3. Teach son that Mom is not a maid. This one has been particularly difficult for me, because not only am I borderline obsessive-compulsive, I’m also a control freak and a perfectionist to boot. See, no one else can do “it” as well as me, so I may as well just do “it” myself. A lot of women are like this, which comes back to bite them in the ass. My ex used to say, “Why should I clean the bathroom, wash the dishes, do the laundry…when I know I can’t do it the way you want me to do it?”

Theoretically, I’m supposed to let my son wash dishes even if he doesn’t use scalding hot water to get them clean, right? Or I need to let him fold clothes even if the sides and hems don’t line up, right? Wrong. I’m so not there yet, and if I could go there, I’d worry I’d crack all my teeth from gritting them so hard. Maybe next year. I give myself a FAIL for this particular goal.
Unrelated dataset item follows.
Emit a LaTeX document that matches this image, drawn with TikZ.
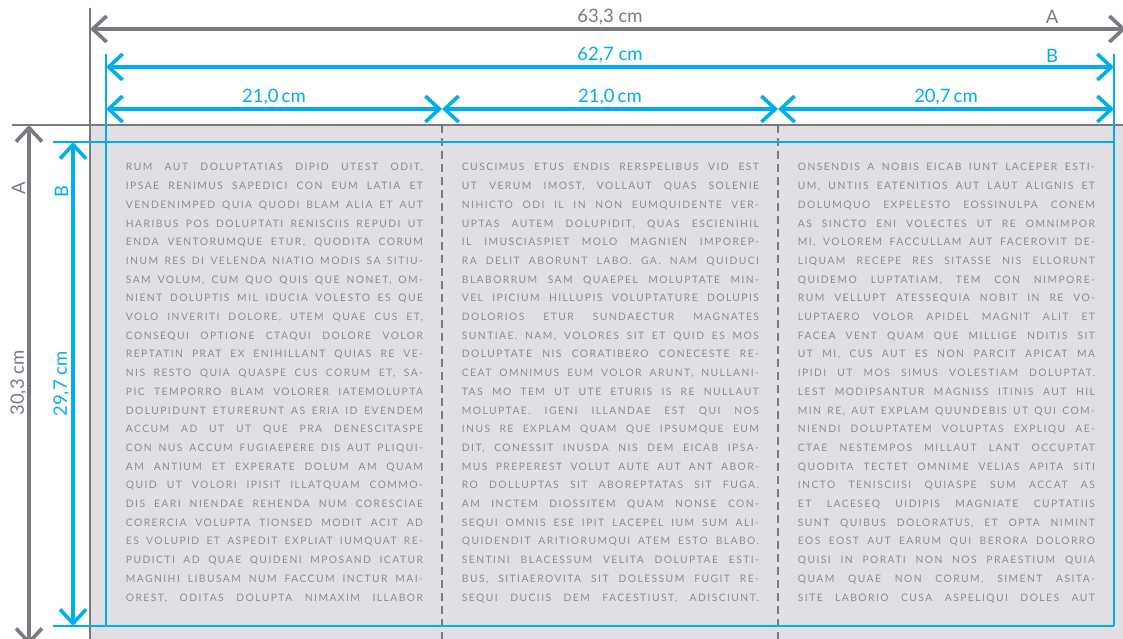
\documentclass[tikz,border=0pt]{standalone}
\usepackage{fontspec}
\setmainfont{Lato}
\newfontfamily\bodyfont[LetterSpace=14]{Lato}
\usetikzlibrary{arrows.meta}
\definecolor{pagegray}{RGB}{225,223,228}
\definecolor{linegray}{RGB}{122,122,128}
\definecolor{dimblue}{RGB}{0,174,239}
\definecolor{textgray}{RGB}{142,141,147}
\newlength\colw
\setlength\colw{297pt}
\newcommand\jl[1]{\noindent\hbox to \colw{\spaceskip=3pt plus 1fill\relax #1}\par}
\tikzset{
  dimline/.style={line width=3.6pt,{Straight Barb[length=14pt,width=26pt]}-{Straight Barb[length=14pt,width=26pt]}},
  extgray/.style={line width=2.4pt,draw=linegray},
  extblue/.style={line width=2pt,draw=dimblue},
  foldline/.style={line width=2pt,draw=linegray,dash pattern=on 8pt off 5pt},
  coltext/.style={anchor=north west,inner sep=0pt,text width=\colw,font=\bodyfont\fontsize{10.3}{18.7}\selectfont,text=textgray},
  dimlabel/.style={inner sep=0pt,font=\fontsize{18.5}{20}\selectfont}
}
\begin{document}
\begin{tikzpicture}[x=1pt,y=-1pt]
\clip (0,0) rectangle (1123,639);
% page
\fill[pagegray] (90,125) rectangle (1130,650);
% fold lines
\coordinate (f1t) at (442,125); \coordinate (f1b) at (442,645);
\coordinate (f2t) at (778,125); \coordinate (f2b) at (778,645);
\draw[foldline] (f1t) -- (f1b);
\draw[foldline] (f2t) -- (f2b);
% gray extension lines
\coordinate (gh1) at (12,125); \coordinate (gh2) at (1130,125);
\coordinate (gv1) at (90,8); \coordinate (gv2) at (90,645);
\draw[extgray] (gh1) -- (gh2);
\draw[extgray] (gv1) -- (gv2);
% blue extension / trim lines
\coordinate (bt1) at (53,142); \coordinate (bt2) at (1114,142);
\coordinate (bb1) at (53,626); \coordinate (bb2) at (1114,626);
\coordinate (bl1) at (106,54); \coordinate (bl2) at (106,626);
\coordinate (br1) at (1114,54); \coordinate (br2) at (1114,626);
\draw[extblue] (bt1) -- (bt2);
\draw[extblue] (bb1) -- (bb2);
\draw[extblue] (bl1) -- (bl2);
\draw[extblue] (br1) -- (br2);
% dimension arrows
\coordinate (aL) at (90,29); \coordinate (aR) at (1126,29);
\draw[dimline,draw=linegray] (aL) -- (aR);
\coordinate (bL) at (106,67); \coordinate (bR) at (1114,67);
\draw[dimline,draw=dimblue] (bL) -- (bR);
\coordinate (c0) at (106,109); \coordinate (c1) at (442,109);
\coordinate (c2) at (778,109); \coordinate (c3) at (1114,109);
\draw[dimline,draw=dimblue] (c0) -- (c1);
\draw[dimline,draw=dimblue] (c1) -- (c2);
\draw[dimline,draw=dimblue] (c2) -- (c3);
\coordinate (vAt) at (29,125); \coordinate (vAb) at (29,645);
\draw[dimline,draw=linegray] (vAt) -- (vAb);
\coordinate (vBt) at (73,142); \coordinate (vBb) at (73,626);
\draw[dimline,draw=dimblue] (vBt) -- (vBb);
% labels
\node[dimlabel,text=linegray] (lw1) at (610,17) {63,3 cm};
\node[dimlabel,text=linegray] (lwA) at (1052,17) {A};
\node[dimlabel,text=dimblue] (lw2) at (610,55) {62,7 cm};
\node[dimlabel,text=dimblue] (lwB) at (1052,56) {B};
\node[dimlabel,text=dimblue] (lp1) at (274,97) {21,0\,cm};
\node[dimlabel,text=dimblue] (lp2) at (610,97) {21,0\,cm};
\node[dimlabel,text=dimblue] (lp3) at (946,97) {20,7\,cm};
\node[dimlabel,text=linegray,rotate=90] (lhA) at (18.5,188) {A};
\node[dimlabel,text=linegray,rotate=90] (lh1) at (18.5,383) {30,3 cm};
\node[dimlabel,text=dimblue,rotate=90] (lhB) at (61.5,192) {B};
\node[dimlabel,text=dimblue,rotate=90] (lh2) at (61.5,384) {29,7 cm};
% text columns
\node[coltext] (col1) at (125.7,163.3) {%
\jl{RUM AUT DOLUPTATIAS DIPID UTEST ODIT,}
\jl{IPSAE RENIMUS SAPEDICI CON EUM LATIA ET}
\jl{VENDENIMPED QUIA QUODI BLAM ALIA ET AUT}
\jl{HARIBUS POS DOLUPTATI RENISCIIS REPUDI UT}
\jl{ENDA VENTORUMQUE ETUR, QUODITA CORUM}
\jl{INUM RES DI VELENDA NIATIO MODIS SA SITIU-}
\jl{SAM VOLUM, CUM QUO QUIS QUE NONET, OM-}
\jl{NIENT DOLUPTIS MIL IDUCIA VOLESTO ES QUE}
\jl{VOLO INVERITI DOLORE, UTEM QUAE CUS ET,}
\jl{CONSEQUI OPTIONE CTAQUI DOLORE VOLOR}
\jl{REPTATIN PRAT EX ENIHILLANT QUIAS RE VE-}
\jl{NIS RESTO QUIA QUASPE CUS CORUM ET, SA-}
\jl{PIC TEMPORRO BLAM VOLORER IATEMOLUPTA}
\jl{DOLUPIDUNT ETURERUNT AS ERIA ID EVENDEM}
\jl{ACCUM AD UT UT QUE PRA DENESCITASPE}
\jl{CON NUS ACCUM FUGIAEPERE DIS AUT PLIQUI-}
\jl{AM ANTIUM ET EXPERATE DOLUM AM QUAM}
\jl{QUID UT VOLORI IPISIT ILLATQUAM COMMO-}
\jl{DIS EARI NIENDAE REHENDA NUM CORESCIAE}
\jl{CORERCIA VOLUPTA TIONSED MODIT ACIT AD}
\jl{ES VOLUPID ET ASPEDIT EXPLIAT IUMQUAT RE-}
\jl{PUDICTI AD QUAE QUIDENI MPOSAND ICATUR}
\jl{MAGNIHI LIBUSAM NUM FACCUM INCTUR MAI-}
\jl{OREST, ODITAS DOLUPTA NIMAXIM ILLABOR}};
\node[coltext] (col2) at (461.7,163.3) {%
\jl{CUSCIMUS ETUS ENDIS RERSPELIBUS VID EST}
\jl{UT VERUM IMOST, VOLLAUT QUAS SOLENIE}
\jl{NIHICTO ODI IL IN NON EUMQUIDENTE VER-}
\jl{UPTAS AUTEM DOLUPIDIT, QUAS ESCIENIHIL}
\jl{IL IMUSCIASPIET MOLO MAGNIEN IMPOREP-}
\jl{RA DELIT ABORUNT LABO. GA. NAM QUIDUCI}
\jl{BLABORRUM SAM QUAEPEL MOLUPTATE MIN-}
\jl{VEL IPICIUM HILLUPIS VOLUPTATURE DOLUPIS}
\jl{DOLORIOS ETUR SUNDAECTUR MAGNATES}
\jl{SUNTIAE. NAM, VOLORES SIT ET QUID ES MOS}
\jl{DOLUPTATE NIS CORATIBERO CONECESTE RE-}
\jl{CEAT OMNIMUS EUM VOLOR ARUNT, NULLANI-}
\jl{TAS MO TEM UT UTE ETURIS IS RE NULLAUT}
\jl{MOLUPTAE. IGENI ILLANDAE EST QUI NOS}
\jl{INUS RE EXPLAM QUAM QUE IPSUMQUE EUM}
\jl{DIT, CONESSIT INUSDA NIS DEM EICAB IPSA-}
\jl{MUS PREPEREST VOLUT AUTE AUT ANT ABOR-}
\jl{RO DOLLUPTAS SIT ABOREPTATAS SIT FUGA.}
\jl{AM INCTEM DIOSSITEM QUAM NONSE CON-}
\jl{SEQUI OMNIS ESE IPIT LACEPEL IUM SUM ALI-}
\jl{QUIDENDIT ARITIORUMQUI ATEM ESTO BLABO.}
\jl{SENTINI BLACESSUM VELITA DOLUPTAE ESTI-}
\jl{BUS, SITIAEROVITA SIT DOLESSUM FUGIT RE-}
\jl{SEQUI DUCIIS DEM FACESTIUST, ADISCIUNT.}};
\node[coltext] (col3) at (797.7,163.3) {%
\jl{ONSENDIS A NOBIS EICAB IUNT LACEPER ESTI-}
\jl{UM, UNTIIS EATENITIOS AUT LAUT ALIGNIS ET}
\jl{DOLUMQUO EXPELESTO EOSSINULPA CONEM}
\jl{AS SINCTO ENI VOLECTES UT RE OMNIMPOR}
\jl{MI, VOLOREM FACCULLAM AUT FACEROVIT DE-}
\jl{LIQUAM RECEPE RES SITASSE NIS ELLORUNT}
\jl{QUIDEMO LUPTATIAM, TEM CON NIMPORE-}
\jl{RUM VELLUPT ATESSEQUIA NOBIT IN RE VO-}
\jl{LUPTAERO VOLOR APIDEL MAGNIT ALIT ET}
\jl{FACEA VENT QUAM QUE MILLIGE NDITIS SIT}
\jl{UT MI, CUS AUT ES NON PARCIT APICAT MA}
\jl{IPIDI UT MOS SIMUS VOLESTIAM DOLUPTAT.}
\jl{LEST MODIPSANTUR MAGNISS ITINIS AUT HIL}
\jl{MIN RE, AUT EXPLAM QUUNDEBIS UT QUI COM-}
\jl{NIENDI DOLUPTATEM VOLUPTAS EXPLIQU AE-}
\jl{CTAE NESTEMPOS MILLAUT LANT OCCUPTAT}
\jl{QUODITA TECTET OMNIME VELIAS APITA SITI}
\jl{INCTO TENISCIISI QUIASPE SUM ACCAT AS}
\jl{ET LACESEQ UIDIPIS MAGNIATE CUPTATIIS}
\jl{SUNT QUIBUS DOLORATUS, ET OPTA NIMINT}
\jl{EOS EOST AUT EARUM QUI BERORA DOLORRO}
\jl{QUISI IN PORATI NON NOS PRAESTIUM QUIA}
\jl{QUAM QUAE NON CORUM, SIMENT ASITA-}
\jl{SITE LABORIO CUSA ASPELIQUI DOLES AUT}};
\end{tikzpicture}
\end{document}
4. Go to the beach. We live in Southern California. It would be truly pathetic if we didn’t get to the beach at least once. My excuse for not doing anything that requires me to drive into Los Angeles is fear of traffic. I can’t stand not going more than twenty-three miles per hour for two-and-a-half hours. And yet there are folks who do it every freaking day. Maybe they use the time to learn Cantonese, or they relish the time away from their nagging wife and bitchy teenage daughter. But me? My blood pressure goes up and I wind up feeling like I have a ruptured aneurysm.

But for the sake of my son’s happiness I braved the traffic, and because we brought three different kinds of cookies with us, instead of high blood pressure, I had a sugar-induced high, which felt much better. We brought one of my son’s friends with us, so I did have to be hyper-vigilant about making sure the undertow didn’t suck him out to sea. Besides a flock of seagulls ripping open and devouring our family-size bag of potato chips while we were swimming, it was a great day.

On our way home, as we were stuck in traffic and playing that game where you spy words beginning with the letters of the alphabet (words beginning with Q and X are impossible to find, btw), my son decided he had to pee. There was no way I was going to pull over, so he thought it’d be fun to try and pee into an empty plastic water bottle. I told him it was a good thing his penis was small enough to fit inside the opening of one. He had a ball trying to stick his penis into the bottle, and it was all fun-and-games until I considered the repercussions of him spilling a bottle of urine all over my car seat and floor. Fortunately, he was unable to pee sitting down while belted in, so all in all, I’d have to say this day was full of WIN.

Has anyone had a summer more exciting than mine?